You don’t usually hear about IT until something breaks, and it’s my job to make sure that doesn’t happen. However, bringing in IT early to evaluate technology needs is critical for organizational success. Any large-scale integration has an adjustment period, as workflows and platforms need to merge, but executing these integrations with minimal day-to-day disruption can pose a real challenge for teams that aren’t prepared.

Setting Expectations Upfront
From timing to priorities, CIOs and their teams have to know what they’re working against to deliver from start to finish. I knew from the start that a merger as large as this would be a huge undertaking, requiring a major migration to ensure that all the employees were on one platform.

It was a large undertaking to say the least, and one that needed to be done with minimal disruption to our day-to-day operations. In the end, we set up thousands of mailboxes and Microsoft 365 groups, migrating dozens of TBs of OneDrive storage, and hundreds of domains, putting the IT infrastructure in place to make the merger transition as smooth as possible.

While a transition like this might seem as simple as opening a different app for employees, making the move seamless takes plenty of unseen hours behind the scenes from IT departments. It falls on the CIO to communicate the plan clearly, ensure that everyone knows their roles, and oversee the plan’s execution.

My team devoted long hours to ensuring that all went smoothly during this complex, multi-stage user migration, which included integrating six separate companies. There were challenges along the way, but thanks to a clear vision established early on, the team did a remarkable job of staying focused and united throughout the process.

Architecting a Plan
Setting expectations ultimately means very little without an airtight strategy to boot, so CIOs need to make sure that they devise plans that are secure, seamless and agreeable for employees. Business transformation is a balance and layering of change and continuity that requires coordination with everyone, from legal teams to customer service, to the end users themselves.

IT can help think through the causes and effects at every level of operations. What processes are going to stay in place? What will employees have to learn or relearn? What saves the whole company from a massive headache?

Our team had to think through the deployment of standardized operations, security infrastructure and set of protocols companywide, and the development of a roadmap for our data center footprint. We were ultimately able to find a great solution, but attention to detail and spending plenty of time on planning were key drivers of success.

In PwC’s 2020 M&A Integration Survey, 62% of executives said their companies had an integration strategy in place when they signed their largest recent deal. A large majority also said integrating key areas was difficult though, and less than 20% of respondents reported significant strategic, operational, and financial success.

Even the best ideas can fall flat. Mistakes happen, and the best plans account for them up front. The leaders who build the proper safeguards into their strategies are the ones whose already strong blueprints are even more resilient resistant to error.

Remembering the Basics
In 2021, the U.S. deal market soared, accounting for $2.9 trillion in transactions, up 55% from $1.9 trillion in 2020 — and business leaders are only planning to continue making deals in 2022.

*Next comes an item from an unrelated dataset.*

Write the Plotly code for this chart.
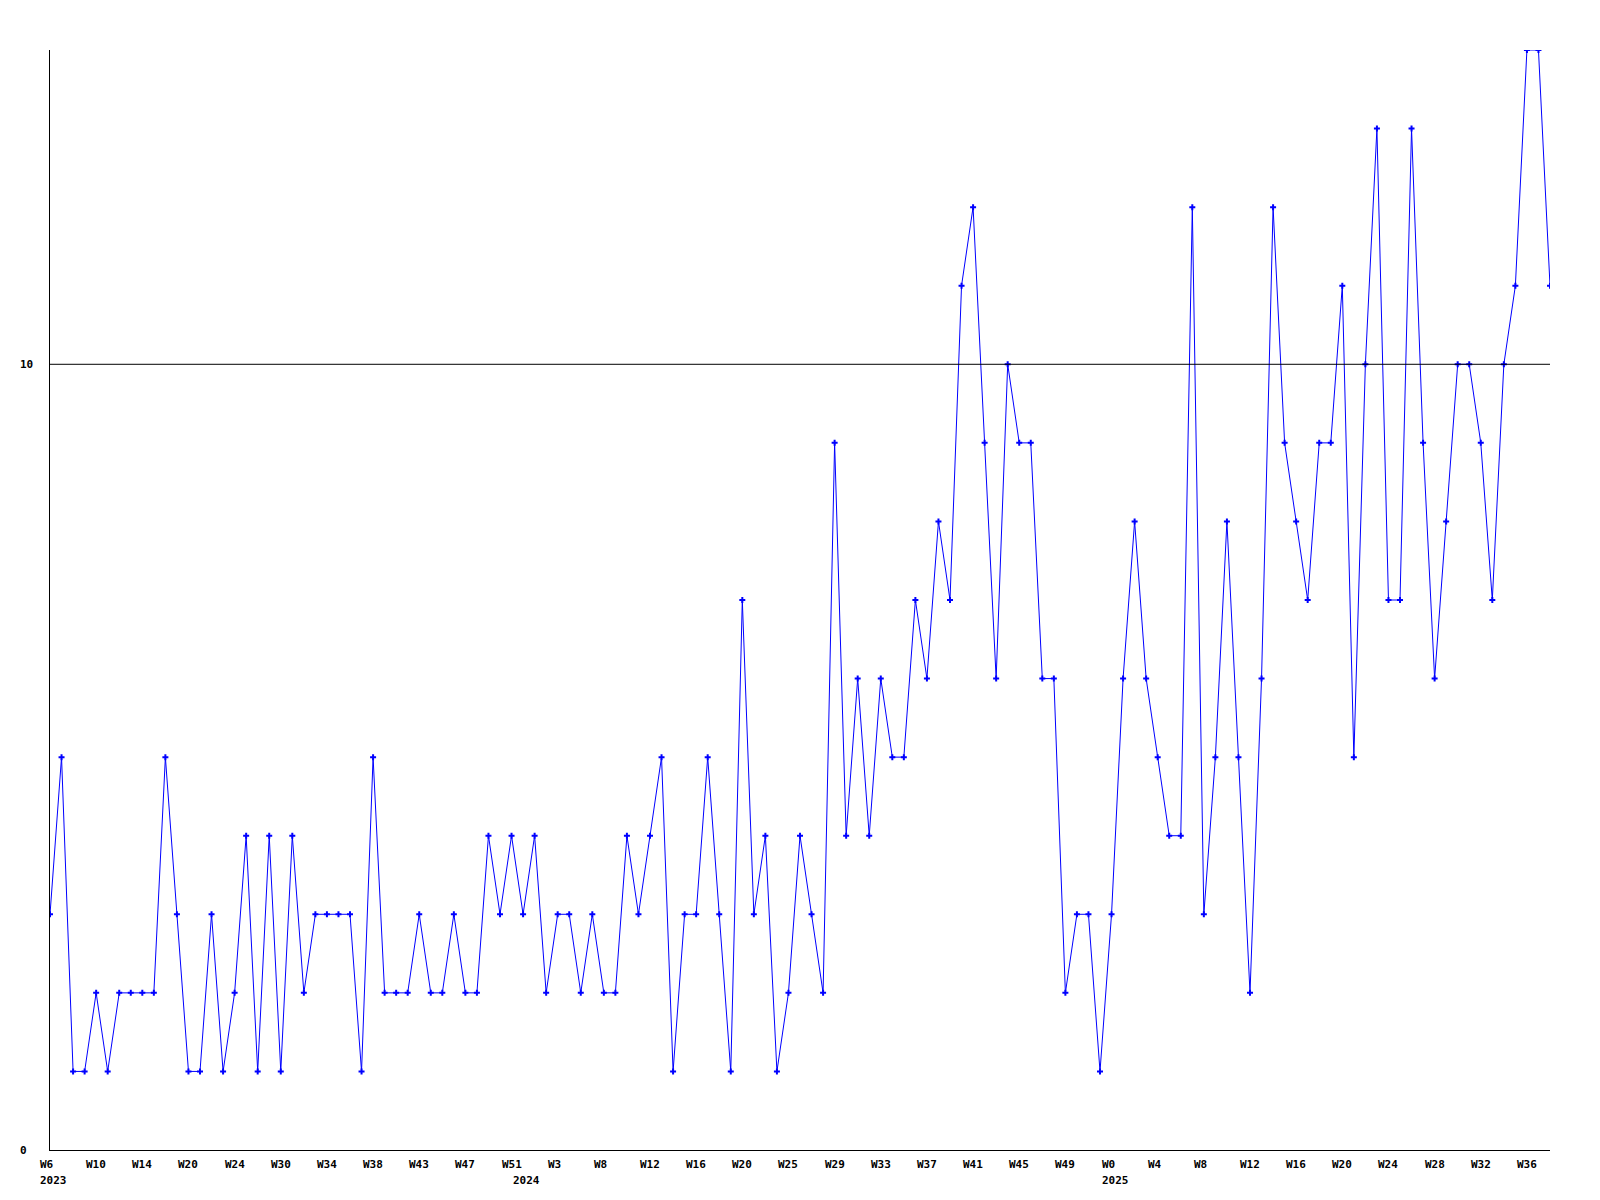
import plotly.graph_objects as go

# Weekly values (one per point, evenly spaced)
values = [
    3, 5, 1, 1, 2, 1, 2, 2, 2, 2,
    5, 3, 1, 1, 3, 1, 2, 4, 1, 4,
    1, 4, 2, 3, 3, 3, 3, 1, 5, 2,
    2, 2, 3, 2, 2, 3, 2, 2, 4, 3,
    4, 3, 4, 2, 3, 3, 2, 3, 2, 2,
    4, 3, 4, 5, 1, 3, 3, 5, 3, 1,
    7, 3, 4, 1, 2, 4, 3, 2, 9, 4,
    6, 4, 6, 5, 5, 7, 6, 8, 7, 11,
    12, 9, 6, 10, 9, 9, 6, 6, 2, 3,
    3, 1, 3, 6, 8, 6, 5, 4, 4, 12,
    3, 5, 8, 5, 2, 6, 12, 9, 8, 7,
    9, 9, 11, 5, 10, 13, 7, 7, 13, 9,
    6, 8, 10, 10, 9, 7, 10, 11, 14, 14,
    11,
]

# Tick labels shown every 4th point
week_labels = ["W6", "W10", "W14", "W20", "W24", "W30", "W34", "W38", "W43",
               "W47", "W51", "W3", "W8", "W12", "W16", "W20", "W25", "W29",
               "W33", "W37", "W41", "W45", "W49", "W0", "W4", "W8", "W12",
               "W16", "W20", "W24", "W28", "W32", "W36"]
label_step = 4

# Year labels and the point index where each year begins
year_labels = ["2023", "2024", "2025"]
year_start_index = [0, 41, 92]

y_ticks = [0, 10]

x = list(range(len(values)))

FONT = "DejaVu Sans Mono"

fig = go.Figure()
fig.add_trace(go.Scatter(
    x=x, y=values, mode="lines+markers",
    line=dict(color="#0000ff", width=1),
    marker=dict(symbol="cross", size=5, color="#0000ff", line=dict(width=0)),
    hoverinfo="skip", showlegend=False,
))

annotations = []
for i, lab in enumerate(week_labels):
    annotations.append(dict(
        x=i * label_step, y=0, xref="x", yref="paper",
        text="<b>%s</b>" % lab, showarrow=False,
        xanchor="left", yanchor="middle", xshift=-12, yshift=-14,
        font=dict(family=FONT, size=11, color="black"),
    ))
for lab, idx in zip(year_labels, year_start_index):
    annotations.append(dict(
        x=idx, y=0, xref="x", yref="paper",
        text="<b>%s</b>" % lab, showarrow=False,
        xanchor="left", yanchor="middle", xshift=-12, yshift=-30,
        font=dict(family=FONT, size=11, color="black"),
    ))
for t in y_ticks:
    annotations.append(dict(
        x=0, y=t, xref="paper", yref="y",
        text="<b>%d</b>" % t, showarrow=False,
        xanchor="left", yanchor="middle", xshift=-32, yshift=0,
        font=dict(family=FONT, size=11, color="black"),
    ))

shapes = [dict(type="line", xref="paper", x0=0, x1=1, yref="y", y0=t, y1=t,
               line=dict(color="black", width=1), layer="above")
          for t in y_ticks if t != 0]

fig.update_layout(
    width=1600, height=1200,
    margin=dict(l=42, r=58, t=42, b=58),
    paper_bgcolor="white", plot_bgcolor="white",
    annotations=annotations, shapes=shapes,
    xaxis=dict(range=[0, len(values) - 1], showgrid=False, zeroline=False,
               showticklabels=False, ticks="", showline=True,
               linecolor="black", linewidth=1),
    yaxis=dict(range=[0, 14], showgrid=False, zeroline=False,
               showticklabels=False, ticks="", showline=True,
               linecolor="black", linewidth=1),
)

fig.write_html("out.html")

As this trend continues, organizations need to be more strategic than ever, which sometimes means going back to the basics. It can be easy for big changes to overshadow the small details, but the CIO and IT team should set a company-wide standard for how updates are communicated and how checklists are managed every step of the way.

Ultimately, big changes come with a lot of ideas and opinions. In dynamic times, IT teams need to cut through the noise and sift through what’s necessary and what’s extraneous to keep work on track. As a support organization, IT has a critical role to play in making any business transformation possible, and more importantly, successful.